Write out every entry exactly as given, but omit the pictures.

* START *

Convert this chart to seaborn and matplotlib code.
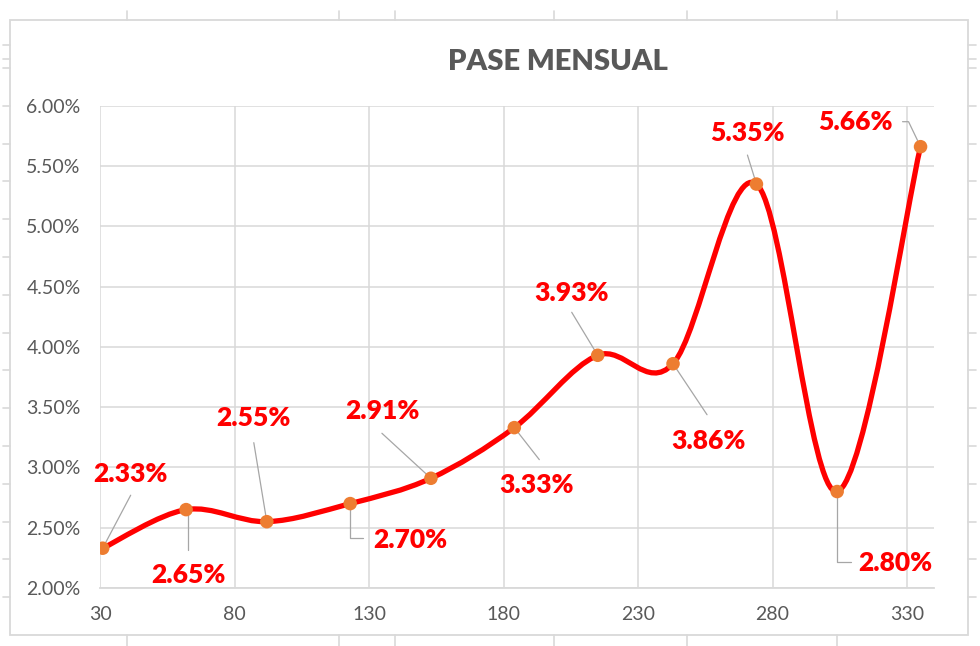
import numpy as np
import matplotlib
matplotlib.use("Agg")
import matplotlib.pyplot as plt
import seaborn as sns
import pandas as pd
from matplotlib.path import Path
from matplotlib.patches import PathPatch, Rectangle
from matplotlib.lines import Line2D
import matplotlib.transforms as mtransforms

# ---- data ----
days = [31, 62, 92, 123, 153, 184, 215, 243, 274, 304, 335]
pase = [2.33, 2.65, 2.55, 2.70, 2.91, 3.33, 3.93, 3.86, 5.35, 2.80, 5.66]
x_ticks = [30, 80, 130, 180, 230, 280, 330]
y_ticks = [2.0, 2.5, 3.0, 3.5, 4.0, 4.5, 5.0, 5.5, 6.0]
title = "PASE MENSUAL"

# ---- layout (pixel offsets of labels / leader lines from each point, y up) ----
label_off = [(28, 74), (2, -65), (-13, 104), (60, -36), (-48, 67), (22, -57),
             (-26, 62), (35, -77), (-9, 51), (58, -71), (-65, 25)]
leaders = [
    [(28, 53), (0, 0)],
    [(2, -40), (2, 0)],
    [(-13, 79), (0, 0)],
    [(0, 0), (0, -34), (13, -34)],
    [(-49, 45), (0, 0)],
    [(0, 0), (25, -32)],
    [(-26, 43), (0, 0)],
    [(0, 0), (34, -51)],
    [(-9, 29), (0, 0)],
    [(0, 0), (0, -70), (14, -70)],
    [(-18, 25), (-12, 25), (0, 0)],
]

sns.set_theme(style="whitegrid")
plt.rcParams['font.family'] = ['Lato', 'DejaVu Sans']

W, H = 980, 646
fig = plt.figure(figsize=(W / 100, H / 100), dpi=100)
fig.patch.set_facecolor("white")

# chart frame and spreadsheet cell border stubs
grey = "#d9d9d9"
fig.add_artist(Rectangle((10 / W, 1 - 635 / H), (967.5 - 10) / W, (635 - 19.5) / H,
                         transform=fig.transFigure, fill=False, edgecolor=grey, lw=1.3))
for xs in [127, 339, 395, 554, 687, 837]:
    fig.add_artist(Line2D([xs / W, xs / W], [1 - 11 / H, 1 - 19.5 / H], transform=fig.transFigure, color=grey, lw=1.2))
    fig.add_artist(Line2D([xs / W, xs / W], [1 - 635 / H, 0], transform=fig.transFigure, color=grey, lw=1.2))
for ys in [45, 59] + [68 + 37.8 * k for k in range(15)]:
    fig.add_artist(Line2D([3 / W, 10 / W], [1 - ys / H] * 2, transform=fig.transFigure, color=grey, lw=1.2))
    fig.add_artist(Line2D([967.5 / W, 976 / W], [1 - ys / H] * 2, transform=fig.transFigure, color=grey, lw=1.2))

ax = fig.add_axes([100 / W, (H - 588) / H, (934 - 100) / W, (588 - 105.7) / H])
ax.set_facecolor("white")
ax.set_xlim(30, 340)
ax.set_ylim(2.0, 6.0)
ax.set_xticks(x_ticks)
ax.set_yticks(y_ticks)
ax.set_xticklabels([str(t) for t in x_ticks])
ax.set_yticklabels([f"{t:.2f}%" for t in y_ticks])
ax.grid(True, color=grey, lw=1.1)
for s in ["top", "right", "left"]:
    ax.spines[s].set_visible(False)
ax.spines["bottom"].set_color(grey)
ax.spines["bottom"].set_linewidth(1.3)
ax.tick_params(axis="both", length=0, labelsize=14, labelcolor="#595959")
ax.tick_params(axis="x", pad=13)
ax.tick_params(axis="y", pad=14)

# smoothed line (Excel-like Catmull-Rom Bezier)
pts = np.column_stack([days, pase]).astype(float)
n = len(pts)
verts = [pts[0]]
codes = [Path.MOVETO]
for i in range(n - 1):
    p0 = pts[i - 1] if i > 0 else pts[i]
    p1 = pts[i]
    p2 = pts[i + 1]
    p3 = pts[i + 2] if i + 2 < n else pts[i + 1]
    verts += [p1 + (p2 - p0) / 6, p2 - (p3 - p1) / 6, p2]
    codes += [Path.CURVE4] * 3
ax.add_patch(PathPatch(Path(verts, codes), facecolor="none", edgecolor="#ff0000",
                       lw=3.8, capstyle="round", joinstyle="round", zorder=3))

# leader lines
for (xv, yv), segs in zip(zip(days, pase), leaders):
    tr = mtransforms.Affine2D() + mtransforms.ScaledTranslation(xv, yv, ax.transData)
    lx = [s[0] for s in segs]
    ly = [s[1] for s in segs]
    ax.add_artist(Line2D(lx, ly, transform=tr, color="#a6a6a6", lw=0.9, zorder=3.5, clip_on=False))

df = pd.DataFrame({"dia": days, "pase": pase})
sns.scatterplot(data=df, x="dia", y="pase", ax=ax, color="#ed7d31", s=95,
                edgecolor="none", linewidth=0, zorder=4, legend=False)
ax.set_xlabel("")
ax.set_ylabel("")

for (xv, yv), (dx, dy) in zip(zip(days, pase), label_off):
    ax.annotate(f"{yv:.2f}%", xy=(xv, yv), xytext=(dx, dy), textcoords="offset pixels",
                ha="center", va="center", color="#ff0000", fontsize=19, fontweight="heavy",
                zorder=5, annotation_clip=False)

fig.text(558 / W, 1 - 62 / H, title, ha="center", va="center", color="#595959",
         fontsize=21, fontweight="heavy")

fig.savefig("out.png", dpi=100)
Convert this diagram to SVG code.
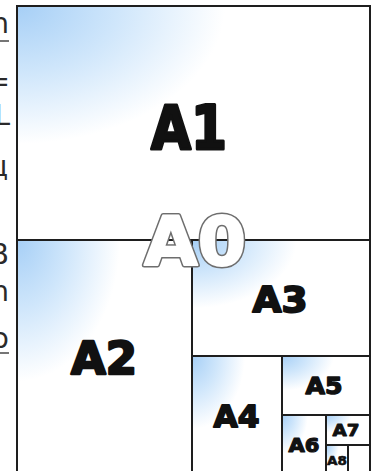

* END *

• [Finished answer]:
Convert this chart to seaborn and matplotlib code.
import numpy as np
import matplotlib
matplotlib.use("Agg")
import matplotlib.pyplot as plt
import seaborn as sns
import pandas as pd
from matplotlib.path import Path
from matplotlib.patches import PathPatch, Rectangle
from matplotlib.lines import Line2D
import matplotlib.transforms as mtransforms

# ---- data ----
days = [31, 62, 92, 123, 153, 184, 215, 243, 274, 304, 335]
pase = [2.33, 2.65, 2.55, 2.70, 2.91, 3.33, 3.93, 3.86, 5.35, 2.80, 5.66]
x_ticks = [30, 80, 130, 180, 230, 280, 330]
y_ticks = [2.0, 2.5, 3.0, 3.5, 4.0, 4.5, 5.0, 5.5, 6.0]
title = "PASE MENSUAL"

# ---- layout (pixel offsets of labels / leader lines from each point, y up) ----
label_off = [(28, 74), (2, -65), (-13, 104), (60, -36), (-48, 67), (22, -57),
             (-26, 62), (35, -77), (-9, 51), (58, -71), (-65, 25)]
leaders = [
    [(28, 53), (0, 0)],
    [(2, -40), (2, 0)],
    [(-13, 79), (0, 0)],
    [(0, 0), (0, -34), (13, -34)],
    [(-49, 45), (0, 0)],
    [(0, 0), (25, -32)],
    [(-26, 43), (0, 0)],
    [(0, 0), (34, -51)],
    [(-9, 29), (0, 0)],
    [(0, 0), (0, -70), (14, -70)],
    [(-18, 25), (-12, 25), (0, 0)],
]

sns.set_theme(style="whitegrid")
plt.rcParams['font.family'] = ['Lato', 'DejaVu Sans']

W, H = 980, 646
fig = plt.figure(figsize=(W / 100, H / 100), dpi=100)
fig.patch.set_facecolor("white")

# chart frame and spreadsheet cell border stubs
grey = "#d9d9d9"
fig.add_artist(Rectangle((10 / W, 1 - 635 / H), (967.5 - 10) / W, (635 - 19.5) / H,
                         transform=fig.transFigure, fill=False, edgecolor=grey, lw=1.3))
for xs in [127, 339, 395, 554, 687, 837]:
    fig.add_artist(Line2D([xs / W, xs / W], [1 - 11 / H, 1 - 19.5 / H], transform=fig.transFigure, color=grey, lw=1.2))
    fig.add_artist(Line2D([xs / W, xs / W], [1 - 635 / H, 0], transform=fig.transFigure, color=grey, lw=1.2))
for ys in [45, 59] + [68 + 37.8 * k for k in range(15)]:
    fig.add_artist(Line2D([3 / W, 10 / W], [1 - ys / H] * 2, transform=fig.transFigure, color=grey, lw=1.2))
    fig.add_artist(Line2D([967.5 / W, 976 / W], [1 - ys / H] * 2, transform=fig.transFigure, color=grey, lw=1.2))

ax = fig.add_axes([100 / W, (H - 588) / H, (934 - 100) / W, (588 - 105.7) / H])
ax.set_facecolor("white")
ax.set_xlim(30, 340)
ax.set_ylim(2.0, 6.0)
ax.set_xticks(x_ticks)
ax.set_yticks(y_ticks)
ax.set_xticklabels([str(t) for t in x_ticks])
ax.set_yticklabels([f"{t:.2f}%" for t in y_ticks])
ax.grid(True, color=grey, lw=1.1)
for s in ["top", "right", "left"]:
    ax.spines[s].set_visible(False)
ax.spines["bottom"].set_color(grey)
ax.spines["bottom"].set_linewidth(1.3)
ax.tick_params(axis="both", length=0, labelsize=14, labelcolor="#595959")
ax.tick_params(axis="x", pad=13)
ax.tick_params(axis="y", pad=14)

# smoothed line (Excel-like Catmull-Rom Bezier)
pts = np.column_stack([days, pase]).astype(float)
n = len(pts)
verts = [pts[0]]
codes = [Path.MOVETO]
for i in range(n - 1):
    p0 = pts[i - 1] if i > 0 else pts[i]
    p1 = pts[i]
    p2 = pts[i + 1]
    p3 = pts[i + 2] if i + 2 < n else pts[i + 1]
    verts += [p1 + (p2 - p0) / 6, p2 - (p3 - p1) / 6, p2]
    codes += [Path.CURVE4] * 3
ax.add_patch(PathPatch(Path(verts, codes), facecolor="none", edgecolor="#ff0000",
                       lw=3.8, capstyle="round", joinstyle="round", zorder=3))

# leader lines
for (xv, yv), segs in zip(zip(days, pase), leaders):
    tr = mtransforms.Affine2D() + mtransforms.ScaledTranslation(xv, yv, ax.transData)
    lx = [s[0] for s in segs]
    ly = [s[1] for s in segs]
    ax.add_artist(Line2D(lx, ly, transform=tr, color="#a6a6a6", lw=0.9, zorder=3.5, clip_on=False))

df = pd.DataFrame({"dia": days, "pase": pase})
sns.scatterplot(data=df, x="dia", y="pase", ax=ax, color="#ed7d31", s=95,
                edgecolor="none", linewidth=0, zorder=4, legend=False)
ax.set_xlabel("")
ax.set_ylabel("")

for (xv, yv), (dx, dy) in zip(zip(days, pase), label_off):
    ax.annotate(f"{yv:.2f}%", xy=(xv, yv), xytext=(dx, dy), textcoords="offset pixels",
                ha="center", va="center", color="#ff0000", fontsize=19, fontweight="heavy",
                zorder=5, annotation_clip=False)

fig.text(558 / W, 1 - 62 / H, title, ha="center", va="center", color="#595959",
         fontsize=21, fontweight="heavy")

fig.savefig("out.png", dpi=100)
Convert this diagram to SVG code.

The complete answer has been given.